- Film poster
- Directed by: Christopher Cantwell
- Written by: Darren Lemke
- Produced by: Mark Johnson; Tom Williams; Aaron Paul; Kent Huang;
- Starring: Aaron Paul; Scoot McNairy; Mary Elizabeth Winstead; Danny Murphy;
- Cinematography: Evans Brown
- Edited by: Heather Persons
- Music by: Austin Fray
- Production companies: The H Collective; Gran Via Productions;
- Distributed by: Samuel Goldwyn Films
- Release date: March 14, 2019 (Sun Valley Film Festival);
- Running time: 94 minutes
- Country: United States
- Language: English

= The Parts You Lose =

2019 film directed by Chris Cantwell

The Parts You Lose is a 2019 American thriller film starring Aaron Paul and Danny Murphy as a fugitive criminal and a deaf boy who befriend one another. Mary Elizabeth Winstead and Scoot McNairy also star as the boy's parents. The film is directed by Christopher Cantwell based on a screenplay by Darren Lemke. The H Collective financed Gran Via's production of the film. Filming took place in Winnipeg, Canada. The Parts You Lose had its world premiere on March 14, 2019 at the 2019 Sun Valley Film Festival in Sun Valley, Idaho. Samuel Goldwyn Films released the film commercially in the United States on October 4, 2019.

==Synopsis==

A deaf 10-year-old boy, Wesley, lives on a small farm in North Dakota and commutes to a school for the deaf. He is bullied at the school; at home, he has a good relationship with his mother, though not his father. One day he comes across an injured man who he helps recover, and they become friends. The man teaches the boy how to stand up to the school bully and his father. The police come looking for the man, and Wesley struggles with being loyal to his new friend.

==Cast==
- Aaron Paul as The Man
- Danny Murphy as Wesley
- Mary Elizabeth Winstead as Gail
- Scoot McNairy as Ronnie
- Charlee Park as Amber

==Production==
The Parts You Lose is directed by Christopher Cantwell based on a screenplay by Darren Lemke. The film's production is financed and overseen by The H Collective. The film originated in 2015 as a German-Canadian co-production based on a screenplay by Lemke and with Dutch director Paula van der Oest attached. Actor Aaron Paul was cast in May of that year, with filming scheduled to begin in the Manitoba province of Canada in the last few months of 2015. By November, Carice van Houten was also cast, with filming having been pushed back to the second quarter of 2016. Van der Oest and Van Houten eventually left the project; these changes and production delays postponed filming.

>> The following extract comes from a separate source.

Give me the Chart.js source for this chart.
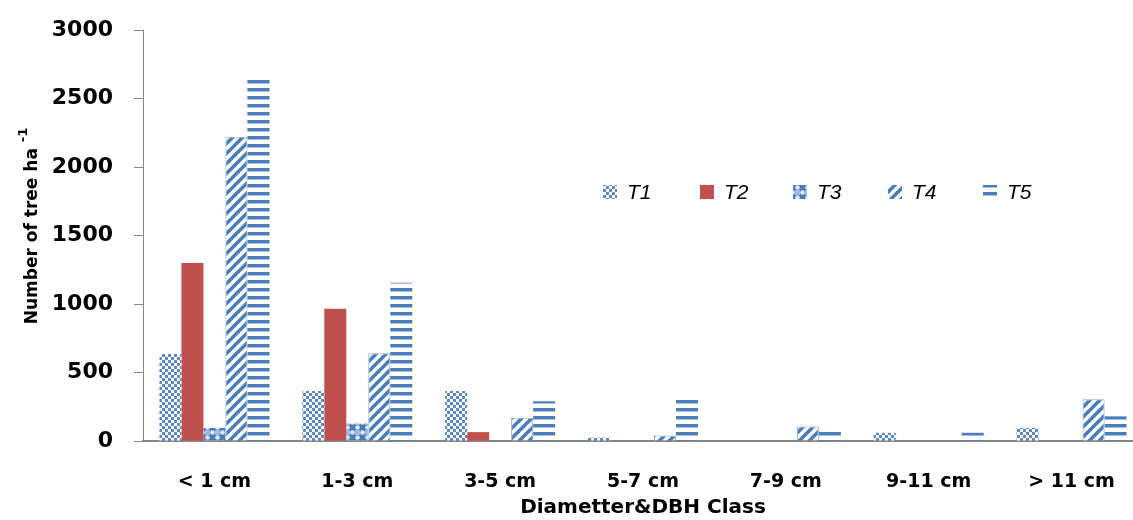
<!DOCTYPE html>
<html>
<head>
<meta charset="utf-8">
<script src="https://cdn.jsdelivr.net/npm/chart.js@4/dist/chart.umd.min.js"></script>
<style>
  html, body { margin: 0; padding: 0; background: #fff; overflow: hidden; }
  #wrap { position: relative; width: 1143px; height: 520px; }
</style>
</head>
<body>
<div id="wrap"><canvas id="c"></canvas></div>
<script>
// Diameter / DBH classes
const categories = ['< 1 cm', '1-3 cm', '3-5 cm', '5-7 cm', '7-9 cm', '9-11 cm', '> 11 cm'];
const seriesNames = ['T1', 'T2', 'T3', 'T4', 'T5'];

// Number of trees per hectare for each treatment
const t1 = [635, 365, 365, 25, 0, 60, 95];
const t2 = [1300, 965, 65, 0, 0, 0, 0];
const t3 = [95, 128, 0, 0, 0, 0, 0];
const t4 = [2220, 640, 170, 40, 105, 0, 305];
const t5 = [2660, 1155, 290, 320, 75, 60, 180];

const yAxisTitle = 'Number of tree ha';
const yAxisTitleSup = '-1';
const xAxisTitle = 'Diametter&DBH Class';

const BLUE = '#4f81bd';
const RED = '#c0504d';

function makeTile(w, h, paint) {
  const cv = document.createElement('canvas');
  cv.width = w; cv.height = h;
  const g = cv.getContext('2d');
  g.fillStyle = '#fff';
  g.fillRect(0, 0, w, h);
  paint(g);
  return document.createElement('canvas').getContext('2d').createPattern(cv, 'repeat');
}

// small checkerboard
const patChecker = makeTile(6, 6, g => {
  g.fillStyle = '#5b8ac4';
  g.fillRect(0, 0, 3, 3);
  g.fillRect(3, 3, 3, 3);
});
// large checker with round spots
const patSpots = makeTile(10, 10, g => {
  g.fillStyle = '#4a7cba';
  g.fillRect(0, 0, 10, 10);
  g.fillStyle = '#dfe9f5';
  g.beginPath(); g.arc(2.5, 2.5, 2.3, 0, Math.PI * 2); g.fill();
  g.beginPath(); g.arc(7.5, 7.5, 2.3, 0, Math.PI * 2); g.fill();
  g.fillStyle = '#9db9dd';
  g.fillRect(5, 0, 5, 5);
});
// wide upward diagonal stripes
const patDiag = makeTile(10, 10, g => {
  g.strokeStyle = '#4a7ebb';
  g.lineWidth = 3.6;
  for (let k = -10; k <= 20; k += 10) {
    g.beginPath();
    g.moveTo(k - 10, 10 + 10);
    g.lineTo(k + 10 + 10, -10);
    g.stroke();
  }
});
// wide horizontal stripes
const patHoriz = makeTile(4, 8, g => {
  g.fillStyle = '#4a7ebb';
  g.fillRect(0, 0, 4, 3.5);
});

const fills = [patChecker, RED, patSpots, patDiag, patHoriz];
const values = [t1, t2, t3, t4, t5];

// in-plot legend row
const legendPlugin = {
  id: 'rowLegend',
  afterDraw(chart) {
    const ctx = chart.ctx;
    const xs = [603, 700, 793, 888, 983];
    const y = 192;
    ctx.save();
    seriesNames.forEach((name, i) => {
      ctx.fillStyle = fills[i];
      ctx.fillRect(xs[i], y - 7, 14, 14);
      ctx.fillStyle = '#000';
      ctx.font = 'italic 21px "Liberation Sans"';
      ctx.textBaseline = 'middle';
      ctx.textAlign = 'left';
      ctx.fillText(name, xs[i] + 24, y + 1);
    });
    ctx.restore();
  }
};

// rotated y-axis title with superscript unit exponent
const yTitlePlugin = {
  id: 'yTitle',
  afterDraw(chart) {
    const ctx = chart.ctx;
    ctx.save();
    ctx.translate(37, 226);
    ctx.rotate(-Math.PI / 2);
    ctx.fillStyle = '#000';
    ctx.textBaseline = 'alphabetic';
    ctx.textAlign = 'left';
    const mainFont = 'bold 17px "DejaVu Sans"';
    const supFont = 'bold 13px "DejaVu Sans"';
    ctx.font = mainFont;
    const w1 = ctx.measureText(yAxisTitle + ' ').width;
    ctx.font = supFont;
    const w2 = ctx.measureText(yAxisTitleSup).width;
    const start = -(w1 + w2) / 2;
    ctx.font = mainFont;
    ctx.fillText(yAxisTitle, start, 0);
    ctx.font = supFont;
    ctx.fillText(yAxisTitleSup, start + w1, -10);
    ctx.restore();
  }
};

new Chart(document.getElementById('c'), {
  type: 'bar',
  data: {
    labels: categories,
    datasets: seriesNames.map((name, i) => ({
      label: name,
      data: values[i],
      backgroundColor: fills[i],
      borderColor: i === 3 ? '#8ea6c4' : 'rgba(0,0,0,0)',
      borderWidth: i === 3 ? 1 : 0,
      categoryPercentage: 0.77,
      barPercentage: 1.0
    }))
  },
  options: {
    responsive: true,
    maintainAspectRatio: false,
    animation: false,
    layout: { padding: { top: 30, left: 0, right: 0, bottom: 0 } },
    plugins: {
      legend: { display: false },
      tooltip: { enabled: false }
    },
    scales: {
      x: {
        grid: { display: false },
        border: { color: '#868686', width: 2 },
        ticks: {
          color: '#000',
          font: { family: 'DejaVu Sans', weight: 'bold', size: 19 },
          padding: 22,
          maxRotation: 0
        },
        title: {
          display: true,
          text: xAxisTitle,
          color: '#000',
          font: { family: 'DejaVu Sans', weight: 'bold', size: 20 },
          padding: { top: 0, bottom: 0 }
        },
        afterFit(scale) { scale.height = 79; }
      },
      y: {
        min: 0,
        max: 3000,
        ticks: {
          stepSize: 500,
          color: '#000',
          padding: 21,
          font: { family: 'DejaVu Sans', weight: 'bold', size: 22 },
          callback: v => String(v)
        },
        grid: {
          drawOnChartArea: false,
          drawTicks: true,
          tickLength: 9,
          color: '#868686'
        },
        border: { color: '#868686', width: 1 },
        afterFit(scale) {
          scale.width = 143;
          scale.paddingTop = 12;
          scale.paddingBottom = 12;
        }
      }
    }
  },
  plugins: [legendPlugin, yTitlePlugin]
});
</script>
</body>
</html>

By June 2017, the production-financing entity The H Collective was launched with The Parts You Lose among a dozen films it began financing. By the following November, Cantwell was hired as the new director to film Lemke's script. British deaf actor Danny Murphy, who is fluent in British Sign Language, was cast as the deaf boy who befriends Paul's character. Murphy was cast after an international casting search, supported by Deaf West Theatre, for a hard of hearing actor. In the following December, actors Mary Elizabeth Winstead and Scoot McNairy were cast as the deaf boy's parents. McNairy had previously starred in the TV series Halt and Catch Fire (2014–2017), of which Cantwell was one of the creators and showrunners.

Principal photography started in Winnipeg in the Manitoba province of Canada on December 5, 2017. Since Murphy and his character use sign language, producers involved students and staff from Winnipeg's Manitoba School for the Deaf. Joanna Hawkins was hired as an American Sign Language consultant. Students and teachers were also filmed in scenes using sign language. Winstead previously worked with Paul on the 2012 film Smashed, but they had no scenes together due to separate filming.

By March 2018, The Parts You Lose was in post-production. By the following October, the film was officially finished.

==Release==
The Parts You Lose had its world premiere on March 14, 2019 at the 2019 Sun Valley Film Festival in Sun Valley, Idaho. The film also screened at the Stony Brook Film Festival on July 26, 2019.

Samuel Goldwyn Films released The Parts You Lose on October 4, 2019. It had acquired United States distribution rights in the previous March.

==Reception==
 Metacritic, which uses a weighted average, assigned the film a score of 47 out of 100, based on 6 critics, indicating "mixed or average" reviews.

Richard Roeper of the Chicago Sun-Times wrote, "Paul and young Danny Murphy are terrific together, with Paul playing a wounded bear growling his lines and Murphy delivering a fully realized performance. And for such a bleak and harsh tale, The Parts You Lose finds some rays of light at the end of the night." Frank Scheck of The Hollywood Reporter complained about the wasted dramatic potential of the film, "The Parts You Lose somehow manages to be both unmoving and tension-free, wasting the talents of several notable actors in the process."